A Program of Pittsburgh History & Landmarks Foundation

Wilkinsburg

After years of watching a once thriving middle-class bedroom community crumble under the weight of population loss; an ever shrinking tax base and a hobbled business district, a group of Wilkinsburg residents came together six years ago to talk about how they could stave the ongoing decline of their neighborhoods and community.

Seated about nine miles east of downtown Pittsburgh, Wilkinsburg, which also borders the municipalities of Penn Hills, Churchill and Forest Hills and Edgewood and Braddock Hills, is one of the oldest boroughs in Allegheny County and it stretches over some 2.1 square miles.

Like many of the Mon Valley communities that were devastated by the collapse of the region’s once booming steel industry, Wilkinsburg has suffered over the years under the yoke of economic decline that saw “urban flight” lead to skyrocketing property taxes, dilapidated and abandoned houses, crime, and vacant housing lots.

And so longtime and recent borough residents started with the premise that if they could refurbish some of the rundown properties in their neighborhoods and put to use the overgrown vacant lots, they could begin to improve the appearance of parts of the borough, which would in turn spur people to take another look at buying houses in Wilkinsburg again.

As part of that conversation, the community invited the Pittsburgh History & Landmarks Foundation to help chart a strategy of how the restoration of vital and viable buildings could be accomplished. Since its 1964 inception, PHLF has shown how building preservation and restoration can be a model of reviving neighborhoods once written off as examples of the worst of urban decay.

In Wilkinsburg, that work started in 2004, with PHLF helping to fund and publish the Wilkinsburg Neighborhood Transformation Initiative. A 107-page document, the initiative was crafted as a complement to the borough’s Comprehensive Plan of 1998, “Moving Toward the Future,” which identified a six-block area as a target for redevelopment.

Community leaders and residents argued that redevelopment of the area seated just off the Martin Luther King Jr. Busway, commonly known as the East Busway—bounded by Rebecca Avenue, Jeanette Street, Lamar Avenue, Kelly Avenue and parts of Whitney Avenue—would have the most impact on the borough because of its housing density.

Their working principle was based on the theory that if they could significantly refurbish and restore the dilapidated buildings among the area’s 54-housing structures, they could make a dramatic impact on the borough’s quality of housing stock, which would spur reinvestment into the community by private developers and property owners.

That principle is a core thesis of the Pittsburgh History & Landmarks Foundation, which over the years has established itself as not only a historic buildings and landmarks preservation organization, but also as a catalyst for community redevelopment and reinvestment.

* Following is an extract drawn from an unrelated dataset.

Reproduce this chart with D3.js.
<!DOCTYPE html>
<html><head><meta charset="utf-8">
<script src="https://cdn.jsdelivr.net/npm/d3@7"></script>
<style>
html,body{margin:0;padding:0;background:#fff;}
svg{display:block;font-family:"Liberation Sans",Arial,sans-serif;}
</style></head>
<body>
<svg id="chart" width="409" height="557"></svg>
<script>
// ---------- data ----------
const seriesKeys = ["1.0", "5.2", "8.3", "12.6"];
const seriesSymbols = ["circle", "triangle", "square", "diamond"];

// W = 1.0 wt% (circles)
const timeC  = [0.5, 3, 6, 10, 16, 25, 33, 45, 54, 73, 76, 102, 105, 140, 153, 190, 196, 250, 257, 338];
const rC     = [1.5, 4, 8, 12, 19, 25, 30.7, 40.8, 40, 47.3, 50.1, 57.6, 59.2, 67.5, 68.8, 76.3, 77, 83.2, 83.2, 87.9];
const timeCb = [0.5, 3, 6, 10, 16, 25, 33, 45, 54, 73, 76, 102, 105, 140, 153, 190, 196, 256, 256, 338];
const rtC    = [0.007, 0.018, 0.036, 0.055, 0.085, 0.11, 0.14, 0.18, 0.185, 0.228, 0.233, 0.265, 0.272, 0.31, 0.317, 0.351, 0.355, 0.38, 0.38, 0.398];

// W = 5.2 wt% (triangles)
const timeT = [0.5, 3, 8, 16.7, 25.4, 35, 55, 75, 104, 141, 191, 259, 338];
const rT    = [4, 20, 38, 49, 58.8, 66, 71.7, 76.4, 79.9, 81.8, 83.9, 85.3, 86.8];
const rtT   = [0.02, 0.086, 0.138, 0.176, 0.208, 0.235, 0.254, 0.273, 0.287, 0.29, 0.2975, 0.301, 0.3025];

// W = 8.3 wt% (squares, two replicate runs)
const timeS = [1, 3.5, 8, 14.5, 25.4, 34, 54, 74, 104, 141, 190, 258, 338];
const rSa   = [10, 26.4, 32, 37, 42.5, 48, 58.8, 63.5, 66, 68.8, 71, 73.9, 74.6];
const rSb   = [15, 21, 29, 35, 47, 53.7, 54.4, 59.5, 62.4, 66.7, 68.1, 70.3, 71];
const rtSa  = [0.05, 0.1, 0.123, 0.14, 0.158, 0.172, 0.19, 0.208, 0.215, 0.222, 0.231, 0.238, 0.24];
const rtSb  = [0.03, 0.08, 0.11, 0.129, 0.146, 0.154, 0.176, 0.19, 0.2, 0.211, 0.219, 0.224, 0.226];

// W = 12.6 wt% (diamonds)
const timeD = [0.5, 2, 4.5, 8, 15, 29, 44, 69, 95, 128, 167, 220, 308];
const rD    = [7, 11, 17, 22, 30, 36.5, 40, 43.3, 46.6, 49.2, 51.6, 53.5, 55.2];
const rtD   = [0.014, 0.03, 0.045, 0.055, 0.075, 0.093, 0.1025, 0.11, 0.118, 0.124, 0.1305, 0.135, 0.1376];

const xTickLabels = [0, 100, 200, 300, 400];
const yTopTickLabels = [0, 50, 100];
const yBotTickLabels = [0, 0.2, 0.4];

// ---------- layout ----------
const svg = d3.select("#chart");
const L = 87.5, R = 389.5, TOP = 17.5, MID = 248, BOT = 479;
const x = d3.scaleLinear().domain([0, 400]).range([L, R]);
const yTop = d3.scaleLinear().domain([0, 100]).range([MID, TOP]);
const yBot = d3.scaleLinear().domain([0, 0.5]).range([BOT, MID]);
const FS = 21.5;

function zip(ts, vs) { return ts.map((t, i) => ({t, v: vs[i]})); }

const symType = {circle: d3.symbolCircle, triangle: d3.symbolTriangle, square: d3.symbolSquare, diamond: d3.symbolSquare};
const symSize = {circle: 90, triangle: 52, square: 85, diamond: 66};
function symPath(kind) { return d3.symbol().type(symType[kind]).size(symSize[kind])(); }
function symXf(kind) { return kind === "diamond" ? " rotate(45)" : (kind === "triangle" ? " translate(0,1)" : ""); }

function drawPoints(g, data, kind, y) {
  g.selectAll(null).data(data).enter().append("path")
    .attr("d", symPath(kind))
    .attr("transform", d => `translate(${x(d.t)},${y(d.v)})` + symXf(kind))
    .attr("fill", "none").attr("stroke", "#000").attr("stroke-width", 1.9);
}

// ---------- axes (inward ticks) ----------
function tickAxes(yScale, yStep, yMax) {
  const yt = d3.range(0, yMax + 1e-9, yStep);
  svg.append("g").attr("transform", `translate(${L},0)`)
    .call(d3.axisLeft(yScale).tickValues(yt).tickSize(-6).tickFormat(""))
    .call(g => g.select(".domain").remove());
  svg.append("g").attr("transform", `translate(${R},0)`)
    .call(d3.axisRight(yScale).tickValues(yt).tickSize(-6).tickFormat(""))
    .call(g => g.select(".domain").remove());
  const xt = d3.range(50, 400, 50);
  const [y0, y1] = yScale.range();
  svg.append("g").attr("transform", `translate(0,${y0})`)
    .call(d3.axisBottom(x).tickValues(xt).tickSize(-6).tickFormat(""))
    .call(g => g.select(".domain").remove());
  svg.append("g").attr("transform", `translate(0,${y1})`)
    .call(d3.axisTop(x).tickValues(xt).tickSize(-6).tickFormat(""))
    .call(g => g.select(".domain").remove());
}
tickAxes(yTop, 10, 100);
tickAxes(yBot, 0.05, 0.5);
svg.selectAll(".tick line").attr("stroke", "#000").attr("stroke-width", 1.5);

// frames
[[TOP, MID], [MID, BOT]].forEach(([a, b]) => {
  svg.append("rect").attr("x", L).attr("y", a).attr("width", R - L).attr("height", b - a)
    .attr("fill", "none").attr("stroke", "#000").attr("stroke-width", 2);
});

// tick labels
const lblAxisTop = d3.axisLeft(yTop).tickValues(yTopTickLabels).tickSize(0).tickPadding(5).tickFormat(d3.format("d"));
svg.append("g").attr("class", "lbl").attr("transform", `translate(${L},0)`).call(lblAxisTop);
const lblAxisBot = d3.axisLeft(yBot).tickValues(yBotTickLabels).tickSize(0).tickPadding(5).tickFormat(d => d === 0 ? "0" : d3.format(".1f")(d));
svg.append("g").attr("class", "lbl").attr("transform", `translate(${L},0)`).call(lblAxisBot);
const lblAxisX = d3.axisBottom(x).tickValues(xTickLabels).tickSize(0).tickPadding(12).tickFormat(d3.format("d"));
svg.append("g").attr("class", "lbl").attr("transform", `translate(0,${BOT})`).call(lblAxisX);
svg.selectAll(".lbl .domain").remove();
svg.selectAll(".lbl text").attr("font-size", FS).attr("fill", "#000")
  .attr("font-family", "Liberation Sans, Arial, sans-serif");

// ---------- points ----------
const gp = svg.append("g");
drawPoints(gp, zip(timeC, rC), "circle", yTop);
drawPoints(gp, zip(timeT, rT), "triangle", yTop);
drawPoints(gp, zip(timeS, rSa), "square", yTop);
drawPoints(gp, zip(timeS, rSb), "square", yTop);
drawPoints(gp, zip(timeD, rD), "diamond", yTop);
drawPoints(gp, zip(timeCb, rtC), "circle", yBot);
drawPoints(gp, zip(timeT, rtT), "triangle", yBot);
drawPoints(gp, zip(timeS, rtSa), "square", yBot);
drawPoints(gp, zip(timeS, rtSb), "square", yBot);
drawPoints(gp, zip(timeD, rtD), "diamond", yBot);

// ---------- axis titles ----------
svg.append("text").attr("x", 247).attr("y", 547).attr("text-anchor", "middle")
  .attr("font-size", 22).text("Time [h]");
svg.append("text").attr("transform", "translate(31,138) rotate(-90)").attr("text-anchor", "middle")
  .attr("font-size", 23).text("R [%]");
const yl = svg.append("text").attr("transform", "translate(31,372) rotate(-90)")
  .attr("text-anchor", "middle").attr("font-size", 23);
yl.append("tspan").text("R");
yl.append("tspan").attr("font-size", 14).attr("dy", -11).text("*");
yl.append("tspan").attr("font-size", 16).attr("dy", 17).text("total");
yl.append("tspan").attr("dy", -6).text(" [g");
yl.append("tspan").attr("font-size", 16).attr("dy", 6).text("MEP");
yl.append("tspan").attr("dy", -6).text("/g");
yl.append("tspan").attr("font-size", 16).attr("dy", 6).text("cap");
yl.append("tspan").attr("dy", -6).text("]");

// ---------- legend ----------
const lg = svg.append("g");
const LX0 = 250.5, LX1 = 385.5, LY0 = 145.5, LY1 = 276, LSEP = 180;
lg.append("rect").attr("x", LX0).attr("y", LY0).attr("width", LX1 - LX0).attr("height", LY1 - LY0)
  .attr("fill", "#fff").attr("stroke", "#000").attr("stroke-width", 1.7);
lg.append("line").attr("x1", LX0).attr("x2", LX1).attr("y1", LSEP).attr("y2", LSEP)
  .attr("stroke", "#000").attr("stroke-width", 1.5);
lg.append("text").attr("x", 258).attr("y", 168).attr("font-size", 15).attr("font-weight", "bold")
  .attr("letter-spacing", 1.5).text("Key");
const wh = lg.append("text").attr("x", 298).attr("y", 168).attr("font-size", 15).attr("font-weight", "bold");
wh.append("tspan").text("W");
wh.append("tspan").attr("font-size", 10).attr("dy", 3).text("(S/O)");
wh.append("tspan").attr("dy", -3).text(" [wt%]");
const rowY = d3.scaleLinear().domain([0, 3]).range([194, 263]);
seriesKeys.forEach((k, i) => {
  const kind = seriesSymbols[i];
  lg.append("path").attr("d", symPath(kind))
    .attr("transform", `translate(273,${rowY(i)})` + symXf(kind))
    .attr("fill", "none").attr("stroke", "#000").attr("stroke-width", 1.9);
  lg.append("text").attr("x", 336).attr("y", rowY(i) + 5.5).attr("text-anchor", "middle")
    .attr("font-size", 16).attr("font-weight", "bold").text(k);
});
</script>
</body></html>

To that end, the foundation started by honoring the Jane Holmes Residence and Gardens, a sprawling, 100-room house seated on five acres along the borough’s Swissvale Avenue, with a historic landmarks plaque. Opened in 1871, as home for aged protestant women—and eventually men—who had no place to go, the house ceased operation in fall 2007, but it still stands as a reminder of the philanthropy of Jane Holmes, a 19-th century pioneer whose generosity and humanity still lives on in the Western Pennsylvania School for Blind Children, which she founded.

PHLF also awarded a historic landmark plaque to St. Stephen’s Episcopal Church and a Historic Religious Property grant to Mulberry Presbyterian Church, now known as Mt. Gilead Church.

In 2005, PHLF partnered with the Community Technical Assistance Center to survey 1,200 land parcels in the borough, showing that 70 percent of the housing structures in Wilkinsburg could be refurbished.

That work started in 2006 with a $500,000 grant from the Sarah Scaife Foundation and a $500,000 commitment from the Allegheny County Department of Economic Development for Phase One of the Hamnett Place Housing Restoration Program.